• GIVEN INSTRUCTION: Copy out every line exactly, passing over the pictures.

───── PROVIDED DATA ─────

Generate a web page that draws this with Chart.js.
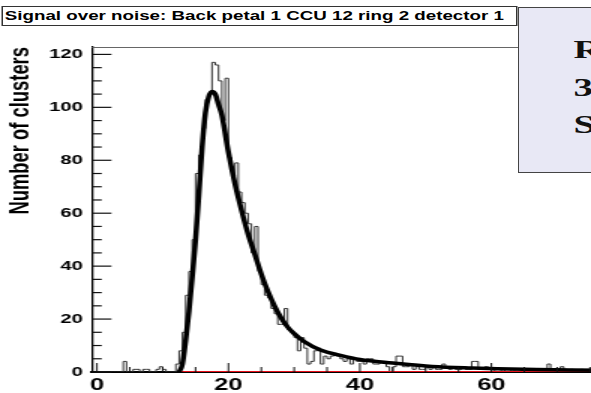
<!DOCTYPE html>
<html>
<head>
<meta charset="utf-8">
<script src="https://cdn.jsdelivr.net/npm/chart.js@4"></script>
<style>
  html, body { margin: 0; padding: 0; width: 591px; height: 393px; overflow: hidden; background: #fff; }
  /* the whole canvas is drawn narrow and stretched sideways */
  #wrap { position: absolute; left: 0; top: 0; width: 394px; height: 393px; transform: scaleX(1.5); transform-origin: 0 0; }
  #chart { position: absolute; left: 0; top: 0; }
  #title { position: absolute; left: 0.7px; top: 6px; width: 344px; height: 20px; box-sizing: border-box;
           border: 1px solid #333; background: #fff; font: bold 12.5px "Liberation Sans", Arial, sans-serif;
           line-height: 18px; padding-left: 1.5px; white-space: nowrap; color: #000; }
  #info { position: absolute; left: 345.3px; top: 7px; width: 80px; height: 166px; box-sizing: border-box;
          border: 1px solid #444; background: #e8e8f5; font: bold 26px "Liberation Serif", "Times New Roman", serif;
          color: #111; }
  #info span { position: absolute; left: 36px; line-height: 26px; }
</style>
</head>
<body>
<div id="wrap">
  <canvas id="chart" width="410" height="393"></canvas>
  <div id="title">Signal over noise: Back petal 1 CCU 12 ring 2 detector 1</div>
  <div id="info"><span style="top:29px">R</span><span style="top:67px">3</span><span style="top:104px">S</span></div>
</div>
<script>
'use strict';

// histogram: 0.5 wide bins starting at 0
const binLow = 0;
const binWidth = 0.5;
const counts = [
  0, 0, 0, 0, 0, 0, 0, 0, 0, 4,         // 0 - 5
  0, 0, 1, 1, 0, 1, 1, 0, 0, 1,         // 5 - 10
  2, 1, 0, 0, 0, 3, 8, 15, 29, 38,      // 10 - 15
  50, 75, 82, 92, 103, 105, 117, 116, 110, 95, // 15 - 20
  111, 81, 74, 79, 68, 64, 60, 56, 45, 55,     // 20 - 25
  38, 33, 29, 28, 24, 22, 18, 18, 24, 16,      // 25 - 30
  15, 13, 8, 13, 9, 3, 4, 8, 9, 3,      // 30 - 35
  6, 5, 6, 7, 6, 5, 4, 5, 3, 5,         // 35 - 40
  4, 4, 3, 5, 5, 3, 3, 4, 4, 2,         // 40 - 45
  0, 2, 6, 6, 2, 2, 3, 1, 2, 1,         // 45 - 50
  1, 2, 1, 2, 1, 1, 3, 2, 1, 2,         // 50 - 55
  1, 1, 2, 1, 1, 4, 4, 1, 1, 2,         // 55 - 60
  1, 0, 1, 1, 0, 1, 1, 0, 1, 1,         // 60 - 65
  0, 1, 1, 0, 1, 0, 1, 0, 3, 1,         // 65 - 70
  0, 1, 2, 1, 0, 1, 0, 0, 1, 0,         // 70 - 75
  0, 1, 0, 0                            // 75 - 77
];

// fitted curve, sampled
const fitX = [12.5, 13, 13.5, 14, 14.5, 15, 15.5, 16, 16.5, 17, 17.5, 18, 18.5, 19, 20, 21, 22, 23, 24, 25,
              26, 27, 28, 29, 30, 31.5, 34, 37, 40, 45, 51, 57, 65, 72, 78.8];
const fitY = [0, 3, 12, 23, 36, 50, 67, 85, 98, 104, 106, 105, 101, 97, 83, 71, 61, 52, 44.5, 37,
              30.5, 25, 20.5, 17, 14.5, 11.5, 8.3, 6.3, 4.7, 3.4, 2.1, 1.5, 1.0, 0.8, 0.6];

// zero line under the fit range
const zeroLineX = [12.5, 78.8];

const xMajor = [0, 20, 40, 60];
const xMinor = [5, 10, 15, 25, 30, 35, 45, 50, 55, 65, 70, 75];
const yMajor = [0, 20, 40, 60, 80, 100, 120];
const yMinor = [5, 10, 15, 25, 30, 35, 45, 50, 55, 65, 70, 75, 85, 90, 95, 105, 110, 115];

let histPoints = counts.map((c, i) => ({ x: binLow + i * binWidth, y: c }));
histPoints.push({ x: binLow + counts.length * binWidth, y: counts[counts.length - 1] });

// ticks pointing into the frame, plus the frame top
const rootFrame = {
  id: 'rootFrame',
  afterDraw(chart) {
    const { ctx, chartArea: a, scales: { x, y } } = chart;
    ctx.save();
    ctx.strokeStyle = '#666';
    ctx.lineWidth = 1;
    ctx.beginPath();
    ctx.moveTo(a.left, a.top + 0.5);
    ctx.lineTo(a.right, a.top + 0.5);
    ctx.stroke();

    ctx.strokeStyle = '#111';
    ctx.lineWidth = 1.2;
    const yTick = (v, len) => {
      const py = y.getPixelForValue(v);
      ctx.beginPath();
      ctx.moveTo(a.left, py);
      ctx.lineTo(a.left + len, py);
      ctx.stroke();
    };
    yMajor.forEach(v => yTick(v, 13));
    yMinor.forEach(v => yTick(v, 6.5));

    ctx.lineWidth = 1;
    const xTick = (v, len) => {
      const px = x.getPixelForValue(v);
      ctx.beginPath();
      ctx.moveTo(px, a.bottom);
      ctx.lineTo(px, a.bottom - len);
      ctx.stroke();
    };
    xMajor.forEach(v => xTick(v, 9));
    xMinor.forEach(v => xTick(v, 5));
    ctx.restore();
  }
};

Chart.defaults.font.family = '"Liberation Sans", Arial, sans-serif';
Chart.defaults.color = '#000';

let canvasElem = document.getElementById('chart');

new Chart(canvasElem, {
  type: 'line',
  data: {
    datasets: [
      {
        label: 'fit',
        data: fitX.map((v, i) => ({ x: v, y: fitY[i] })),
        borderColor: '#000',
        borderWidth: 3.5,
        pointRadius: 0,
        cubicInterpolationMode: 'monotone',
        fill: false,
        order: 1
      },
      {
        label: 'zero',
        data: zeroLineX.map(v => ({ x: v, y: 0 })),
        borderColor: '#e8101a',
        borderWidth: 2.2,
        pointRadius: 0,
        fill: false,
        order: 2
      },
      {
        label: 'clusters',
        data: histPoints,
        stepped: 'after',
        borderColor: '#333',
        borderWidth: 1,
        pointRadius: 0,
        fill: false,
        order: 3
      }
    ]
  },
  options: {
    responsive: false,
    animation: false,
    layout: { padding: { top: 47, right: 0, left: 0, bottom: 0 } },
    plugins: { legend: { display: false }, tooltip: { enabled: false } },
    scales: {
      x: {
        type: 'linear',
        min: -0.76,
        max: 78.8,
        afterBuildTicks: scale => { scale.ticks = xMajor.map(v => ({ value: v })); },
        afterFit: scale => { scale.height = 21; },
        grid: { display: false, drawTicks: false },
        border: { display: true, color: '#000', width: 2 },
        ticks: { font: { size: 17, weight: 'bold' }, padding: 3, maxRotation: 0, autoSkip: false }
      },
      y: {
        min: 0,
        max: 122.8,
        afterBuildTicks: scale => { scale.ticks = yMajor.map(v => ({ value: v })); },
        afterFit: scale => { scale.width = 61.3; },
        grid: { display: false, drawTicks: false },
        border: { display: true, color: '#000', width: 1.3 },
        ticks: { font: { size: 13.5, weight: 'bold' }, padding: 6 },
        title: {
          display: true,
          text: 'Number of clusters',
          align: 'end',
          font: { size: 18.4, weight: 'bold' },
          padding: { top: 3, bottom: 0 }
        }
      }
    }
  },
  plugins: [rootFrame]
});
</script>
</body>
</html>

─────

• WRITTEN RESPONSE:
Generate a web page that draws this with Chart.js.
<!DOCTYPE html>
<html>
<head>
<meta charset="utf-8">
<script src="https://cdn.jsdelivr.net/npm/chart.js@4"></script>
<style>
  html, body { margin: 0; padding: 0; width: 591px; height: 393px; overflow: hidden; background: #fff; }
  /* the whole canvas is drawn narrow and stretched sideways */
  #wrap { position: absolute; left: 0; top: 0; width: 394px; height: 393px; transform: scaleX(1.5); transform-origin: 0 0; }
  #chart { position: absolute; left: 0; top: 0; }
  #title { position: absolute; left: 0.7px; top: 6px; width: 344px; height: 20px; box-sizing: border-box;
           border: 1px solid #333; background: #fff; font: bold 12.5px "Liberation Sans", Arial, sans-serif;
           line-height: 18px; padding-left: 1.5px; white-space: nowrap; color: #000; }
  #info { position: absolute; left: 345.3px; top: 7px; width: 80px; height: 166px; box-sizing: border-box;
          border: 1px solid #444; background: #e8e8f5; font: bold 26px "Liberation Serif", "Times New Roman", serif;
          color: #111; }
  #info span { position: absolute; left: 36px; line-height: 26px; }
</style>
</head>
<body>
<div id="wrap">
  <canvas id="chart" width="410" height="393"></canvas>
  <div id="title">Signal over noise: Back petal 1 CCU 12 ring 2 detector 1</div>
  <div id="info"><span style="top:29px">R</span><span style="top:67px">3</span><span style="top:104px">S</span></div>
</div>
<script>
'use strict';

// histogram: 0.5 wide bins starting at 0
const binLow = 0;
const binWidth = 0.5;
const counts = [
  0, 0, 0, 0, 0, 0, 0, 0, 0, 4,         // 0 - 5
  0, 0, 1, 1, 0, 1, 1, 0, 0, 1,         // 5 - 10
  2, 1, 0, 0, 0, 3, 8, 15, 29, 38,      // 10 - 15
  50, 75, 82, 92, 103, 105, 117, 116, 110, 95, // 15 - 20
  111, 81, 74, 79, 68, 64, 60, 56, 45, 55,     // 20 - 25
  38, 33, 29, 28, 24, 22, 18, 18, 24, 16,      // 25 - 30
  15, 13, 8, 13, 9, 3, 4, 8, 9, 3,      // 30 - 35
  6, 5, 6, 7, 6, 5, 4, 5, 3, 5,         // 35 - 40
  4, 4, 3, 5, 5, 3, 3, 4, 4, 2,         // 40 - 45
  0, 2, 6, 6, 2, 2, 3, 1, 2, 1,         // 45 - 50
  1, 2, 1, 2, 1, 1, 3, 2, 1, 2,         // 50 - 55
  1, 1, 2, 1, 1, 4, 4, 1, 1, 2,         // 55 - 60
  1, 0, 1, 1, 0, 1, 1, 0, 1, 1,         // 60 - 65
  0, 1, 1, 0, 1, 0, 1, 0, 3, 1,         // 65 - 70
  0, 1, 2, 1, 0, 1, 0, 0, 1, 0,         // 70 - 75
  0, 1, 0, 0                            // 75 - 77
];

// fitted curve, sampled
const fitX = [12.5, 13, 13.5, 14, 14.5, 15, 15.5, 16, 16.5, 17, 17.5, 18, 18.5, 19, 20, 21, 22, 23, 24, 25,
              26, 27, 28, 29, 30, 31.5, 34, 37, 40, 45, 51, 57, 65, 72, 78.8];
const fitY = [0, 3, 12, 23, 36, 50, 67, 85, 98, 104, 106, 105, 101, 97, 83, 71, 61, 52, 44.5, 37,
              30.5, 25, 20.5, 17, 14.5, 11.5, 8.3, 6.3, 4.7, 3.4, 2.1, 1.5, 1.0, 0.8, 0.6];

// zero line under the fit range
const zeroLineX = [12.5, 78.8];

const xMajor = [0, 20, 40, 60];
const xMinor = [5, 10, 15, 25, 30, 35, 45, 50, 55, 65, 70, 75];
const yMajor = [0, 20, 40, 60, 80, 100, 120];
const yMinor = [5, 10, 15, 25, 30, 35, 45, 50, 55, 65, 70, 75, 85, 90, 95, 105, 110, 115];

let histPoints = counts.map((c, i) => ({ x: binLow + i * binWidth, y: c }));
histPoints.push({ x: binLow + counts.length * binWidth, y: counts[counts.length - 1] });

// ticks pointing into the frame, plus the frame top
const rootFrame = {
  id: 'rootFrame',
  afterDraw(chart) {
    const { ctx, chartArea: a, scales: { x, y } } = chart;
    ctx.save();
    ctx.strokeStyle = '#666';
    ctx.lineWidth = 1;
    ctx.beginPath();
    ctx.moveTo(a.left, a.top + 0.5);
    ctx.lineTo(a.right, a.top + 0.5);
    ctx.stroke();

    ctx.strokeStyle = '#111';
    ctx.lineWidth = 1.2;
    const yTick = (v, len) => {
      const py = y.getPixelForValue(v);
      ctx.beginPath();
      ctx.moveTo(a.left, py);
      ctx.lineTo(a.left + len, py);
      ctx.stroke();
    };
    yMajor.forEach(v => yTick(v, 13));
    yMinor.forEach(v => yTick(v, 6.5));

    ctx.lineWidth = 1;
    const xTick = (v, len) => {
      const px = x.getPixelForValue(v);
      ctx.beginPath();
      ctx.moveTo(px, a.bottom);
      ctx.lineTo(px, a.bottom - len);
      ctx.stroke();
    };
    xMajor.forEach(v => xTick(v, 9));
    xMinor.forEach(v => xTick(v, 5));
    ctx.restore();
  }
};

Chart.defaults.font.family = '"Liberation Sans", Arial, sans-serif';
Chart.defaults.color = '#000';

let canvasElem = document.getElementById('chart');

new Chart(canvasElem, {
  type: 'line',
  data: {
    datasets: [
      {
        label: 'fit',
        data: fitX.map((v, i) => ({ x: v, y: fitY[i] })),
        borderColor: '#000',
        borderWidth: 3.5,
        pointRadius: 0,
        cubicInterpolationMode: 'monotone',
        fill: false,
        order: 1
      },
      {
        label: 'zero',
        data: zeroLineX.map(v => ({ x: v, y: 0 })),
        borderColor: '#e8101a',
        borderWidth: 2.2,
        pointRadius: 0,
        fill: false,
        order: 2
      },
      {
        label: 'clusters',
        data: histPoints,
        stepped: 'after',
        borderColor: '#333',
        borderWidth: 1,
        pointRadius: 0,
        fill: false,
        order: 3
      }
    ]
  },
  options: {
    responsive: false,
    animation: false,
    layout: { padding: { top: 47, right: 0, left: 0, bottom: 0 } },
    plugins: { legend: { display: false }, tooltip: { enabled: false } },
    scales: {
      x: {
        type: 'linear',
        min: -0.76,
        max: 78.8,
        afterBuildTicks: scale => { scale.ticks = xMajor.map(v => ({ value: v })); },
        afterFit: scale => { scale.height = 21; },
        grid: { display: false, drawTicks: false },
        border: { display: true, color: '#000', width: 2 },
        ticks: { font: { size: 17, weight: 'bold' }, padding: 3, maxRotation: 0, autoSkip: false }
      },
      y: {
        min: 0,
        max: 122.8,
        afterBuildTicks: scale => { scale.ticks = yMajor.map(v => ({ value: v })); },
        afterFit: scale => { scale.width = 61.3; },
        grid: { display: false, drawTicks: false },
        border: { display: true, color: '#000', width: 1.3 },
        ticks: { font: { size: 13.5, weight: 'bold' }, padding: 6 },
        title: {
          display: true,
          text: 'Number of clusters',
          align: 'end',
          font: { size: 18.4, weight: 'bold' },
          padding: { top: 3, bottom: 0 }
        }
      }
    }
  },
  plugins: [rootFrame]
});
</script>
</body>
</html>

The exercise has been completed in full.